Recording video versus recording audio

One of the most common traps is assuming that "it's just video" makes it legal. Wiretap and eavesdropping statutes almost always target the audio portion of a recording. Silent video of a public scene is rarely covered by these laws. Adding sound is what can trigger an all-party consent statute. This is why doorbell and security cameras that capture audio can run into trouble in strict states, while silent footage usually does not.

Practical steps to stay on the right side of the law

  • Know your state's rule. If you live in or are calling into an all-party state, get consent first.
  • When in doubt, announce it. Saying "I'm recording this call" at the start, and continuing once the other person keeps talking, is treated as consent in most places. Many businesses do exactly this.
  • Ask for a clear "yes" on important calls. Continued participation often counts as consent, but an explicit yes is cleaner evidence.
  • Don't record conversations you aren't part of. Planting a recorder to capture other people's private talk is the most clearly illegal scenario, even in one-party states.
  • Treat public and private differently. Recording a public official doing public business, or a scene where no one expects privacy, is on much firmer ground than secretly taping a private conversation.

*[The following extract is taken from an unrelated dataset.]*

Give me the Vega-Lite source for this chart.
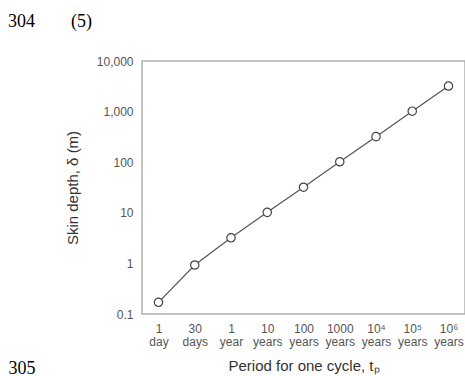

Violating a recording law is not a minor matter. Under federal law and many state statutes, illegal recording can be a felony, and the person recorded can sue you for civil damages. Illegally made recordings are also often inadmissible as evidence, so a secret tape you hoped would help you in court can be thrown out.

This is general legal information, not legal advice. Recording laws vary significantly by state and the outcome often turns on the specific facts. If a recording matters to a legal case or you are unsure which state's law applies, talk to a licensed attorney in your state.